— Objective —
Using the listing below, please gather every line containing the word "React".
-------- Information shown
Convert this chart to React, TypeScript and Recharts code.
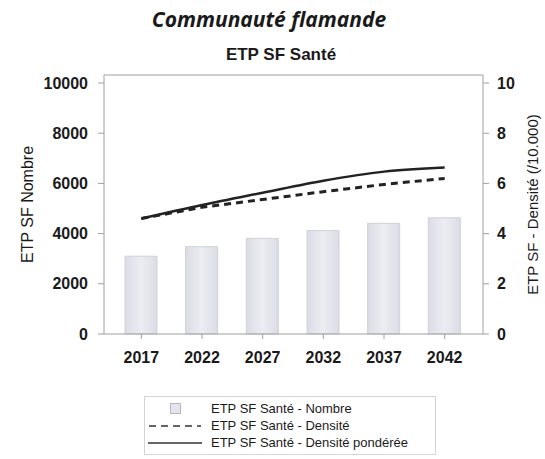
import React from 'react'
import { ComposedChart, Bar, Line, XAxis, YAxis, ReferenceLine, Legend } from 'recharts'

const YEARS = ['2017', '2022', '2027', '2032', '2037', '2042']
const NOMBRE = [3100, 3480, 3810, 4120, 4410, 4630]
const DENSITE = [4.6, 5.05, 5.36, 5.67, 5.96, 6.2]
const PONDEREE = [4.6, 5.14, 5.63, 6.11, 6.47, 6.63]
const LEFT_TICKS = [0, 2000, 4000, 6000, 8000, 10000]
const RIGHT_TICKS = [0, 2, 4, 6, 8, 10]

const SERIES = {
  nombre: 'ETP SF Santé - Nombre',
  densite: 'ETP SF Santé - Densité',
  ponderee: 'ETP SF Santé - Densité pondérée',
}

const data = YEARS.map((year, i) => ({
  year,
  nombre: NOMBRE[i],
  densite: DENSITE[i],
  ponderee: PONDEREE[i],
}))

const AXIS = '#a0a0a0'
const TEXT = '#1a1a1a'
const FONT = '"Liberation Sans", Arial, sans-serif'

const tickStyle = { fill: TEXT, fontSize: 16, fontWeight: 'bold' as const, fontFamily: FONT }

function LegendBox() {
  const row = { display: 'flex', alignItems: 'center', height: 17 }
  const icon = { width: 56, display: 'flex', justifyContent: 'center', marginRight: 8 }
  return (
    <div
      style={{
        border: '1px solid #d4d4d4',
        padding: '3px 6px 3px 2px',
        fontFamily: FONT,
        fontSize: 13,
        color: TEXT,
        width: 292,
        boxSizing: 'border-box',
      }}
    >
      <div style={row}>
        <div style={icon}>
          <div style={{ width: 9, height: 9, background: '#e4e4ec', border: '1px solid #b8b8c4' }} />
        </div>
        {SERIES.nombre}
      </div>
      <div style={row}>
        <div style={icon}>
          <svg width={52} height={4}>
            <line x1={0} y1={2} x2={52} y2={2} stroke="#333" strokeWidth={1.5} strokeDasharray="7 5" />
          </svg>
        </div>
        {SERIES.densite}
      </div>
      <div style={row}>
        <div style={icon}>
          <svg width={54} height={4}>
            <line x1={0} y1={2} x2={54} y2={2} stroke="#333" strokeWidth={1.5} />
          </svg>
        </div>
        {SERIES.ponderee}
      </div>
    </div>
  )
}

export default function App() {
  return (
    <div style={{ position: 'absolute', left: 0, top: 0, width: 545, height: 459, background: '#fff' }}>
      <div
        style={{
          position: 'absolute',
          left: 0,
          width: 538,
          top: 5,
          textAlign: 'center',
          fontFamily: '"Open Sans", sans-serif',
          fontStyle: 'italic',
          fontWeight: 'bold',
          fontSize: 21,
          color: TEXT,
        }}
      >
        Communauté flamande
      </div>
      <div
        style={{
          position: 'absolute',
          left: 0,
          width: 562,
          top: 45,
          textAlign: 'center',
          fontFamily: FONT,
          fontWeight: 'bold',
          fontSize: 17,
          color: TEXT,
        }}
      >
        ETP SF Santé
      </div>
      <ComposedChart
        width={545}
        height={459}
        data={data}
        margin={{ top: 75, right: 0, bottom: 0, left: 0 }}
        style={{ position: 'absolute', left: 0, top: 0 }}
      >
        <defs>
          <linearGradient id="barFill" x1="0" y1="0" x2="1" y2="0">
            <stop offset="0%" stopColor="#dcdce6" />
            <stop offset="50%" stopColor="#ececf2" />
            <stop offset="100%" stopColor="#dcdce6" />
          </linearGradient>
        </defs>
        <XAxis
          dataKey="year"
          height={125}
          padding={{ left: 7, right: 8 }}
          tickSize={5}
          tickMargin={13}
          stroke={AXIS}
          tick={tickStyle}
        />
        <YAxis
          yAxisId="left"
          width={104}
          domain={[0, 10320]}
          ticks={LEFT_TICKS}
          tickSize={6}
          tickMargin={10}
          stroke={AXIS}
          tick={tickStyle}
          label={{
            value: 'ETP SF Nombre',
            angle: -90,
            position: 'insideLeft',
            offset: 27,
            style: { textAnchor: 'middle', fill: TEXT, fontSize: 16, fontFamily: FONT },
          }}
        />
        <YAxis
          yAxisId="right"
          orientation="right"
          width={62}
          domain={[0, 10.32]}
          ticks={RIGHT_TICKS}
          tickSize={6}
          tickMargin={8}
          stroke={AXIS}
          tick={tickStyle}
          label={{
            value: 'ETP SF - Densité (/10.000)',
            angle: -90,
            position: 'insideRight',
            offset: 12,
            style: { textAnchor: 'middle', fill: TEXT, fontSize: 15, fontFamily: FONT },
          }}
        />
        <ReferenceLine yAxisId="left" y={10320} stroke={AXIS} />
        <Bar
          yAxisId="left"
          dataKey="nombre"
          name={SERIES.nombre}
          barSize={32}
          fill="url(#barFill)"
          stroke="#d0d0da"
          isAnimationActive={false}
        />
        <Line
          yAxisId="right"
          dataKey="densite"
          name={SERIES.densite}
          stroke="#222"
          strokeWidth={3}
          strokeDasharray="7 5"
          dot={false}
          type="linear"
          isAnimationActive={false}
        />
        <Line
          yAxisId="right"
          dataKey="ponderee"
          name={SERIES.ponderee}
          stroke="#222"
          strokeWidth={2.5}
          dot={false}
          type="monotone"
          isAnimationActive={false}
        />
        <Legend
          layout="vertical"
          align="center"
          verticalAlign="middle"
          wrapperStyle={{ left: 144, top: 396, width: 292 }}
          content={() => <LegendBox />}
        />
      </ComposedChart>
    </div>
  )
}
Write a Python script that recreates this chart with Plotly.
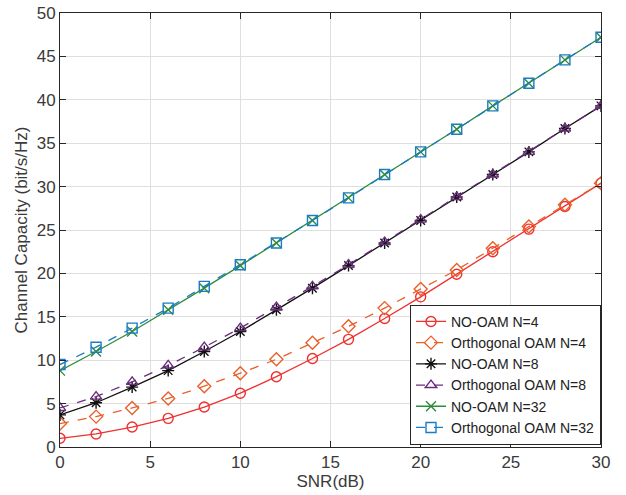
import plotly.graph_objects as go

snr = [0, 2, 4, 6, 8, 10, 12, 14, 16, 18, 20, 22, 24, 26, 28, 30]

noam_n4 = [1.0, 1.5, 2.3, 3.3, 4.6, 6.2, 8.1, 10.2, 12.4, 14.8, 17.3, 19.9, 22.5, 25.1, 27.7, 30.4]
orth_n4 = [2.7, 3.5, 4.5, 5.6, 7.0, 8.5, 10.1, 12.0, 13.9, 16.0, 18.2, 20.4, 22.9, 25.4, 27.9, 30.4]
noam_n8 = [3.7, 5.1, 6.9, 8.8, 11.0, 13.3, 15.8, 18.3, 20.9, 23.5, 26.1, 28.8, 31.4, 34.0, 36.7, 39.3]
orth_n8 = [4.5, 5.8, 7.5, 9.4, 11.5, 13.7, 16.1, 18.5, 21.0, 23.6, 26.2, 28.8, 31.4, 34.0, 36.7, 39.3]
noam_n32 = [8.8, 11.0, 13.3, 15.8, 18.3, 20.9, 23.5, 26.1, 28.7, 31.4, 34.0, 36.6, 39.3, 41.9, 44.6, 47.2]
orth_n32 = [9.5, 11.5, 13.7, 16.0, 18.5, 21.0, 23.5, 26.1, 28.7, 31.4, 34.0, 36.6, 39.3, 41.9, 44.6, 47.2]

series = [
    ("NO-OAM N=4", noam_n4, "#F0302E", "solid", "circle-open"),
    ("Orthogonal OAM N=4", orth_n4, "#E8602A", "dash", "diamond-open"),
    ("NO-OAM N=8", noam_n8, "#111111", "solid", "asterisk-open"),
    ("Orthogonal OAM N=8", orth_n8, "#6B2C7E", "dash", "triangle-up-open"),
    ("NO-OAM N=32", noam_n32, "#2E8B3A", "solid", "x-thin-open"),
    ("Orthogonal OAM N=32", orth_n32, "#1A7CC4", "dash", "square-open"),
]

fig = go.Figure()
for name, ys, color, dash, sym in series:
    fig.add_trace(go.Scatter(
        x=snr, y=ys, name=name, mode="lines+markers",
        line=dict(color=color, width=1.3, dash=dash),
        marker=dict(symbol=sym, size=10, color=color, line=dict(color=color, width=1.4)),
    ))

axis_common = dict(
    showline=True, linecolor="#262626", linewidth=1, mirror="ticks",
    ticks="inside", ticklen=6, tickcolor="#262626",
    showgrid=True, gridcolor="#DFDFDF", gridwidth=1,
    zeroline=False, automargin=False,
    tickfont=dict(family="Liberation Sans, Arial", size=17, color="#3a3a3a"),
)

fig.update_layout(
    width=626, height=495,
    margin=dict(l=60, r=25, t=13, b=48),
    paper_bgcolor="white", plot_bgcolor="white",
    font=dict(family="Liberation Sans, Arial", color="#3a3a3a"),
    xaxis=dict(range=[0, 30], dtick=5,
               title=dict(text="SNR(dB)", font=dict(size=17), standoff=2),
               **axis_common),
    yaxis=dict(range=[0, 50], dtick=5,
               title=dict(text="Channel Capacity (bit/s/Hz)", font=dict(size=17), standoff=4),
               **axis_common),
    legend=dict(
        x=1.0, y=0.005, xanchor="right", yanchor="bottom",
        bgcolor="white", bordercolor="#262626", borderwidth=1,
        font=dict(family="Liberation Sans, Arial", size=14, color="#222222"),
        tracegroupgap=0, itemwidth=30,
    ),
)

fig.write_html("out.html")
----------------
— Result of this task —
Convert this chart to React, TypeScript and Recharts code.
import React from 'react'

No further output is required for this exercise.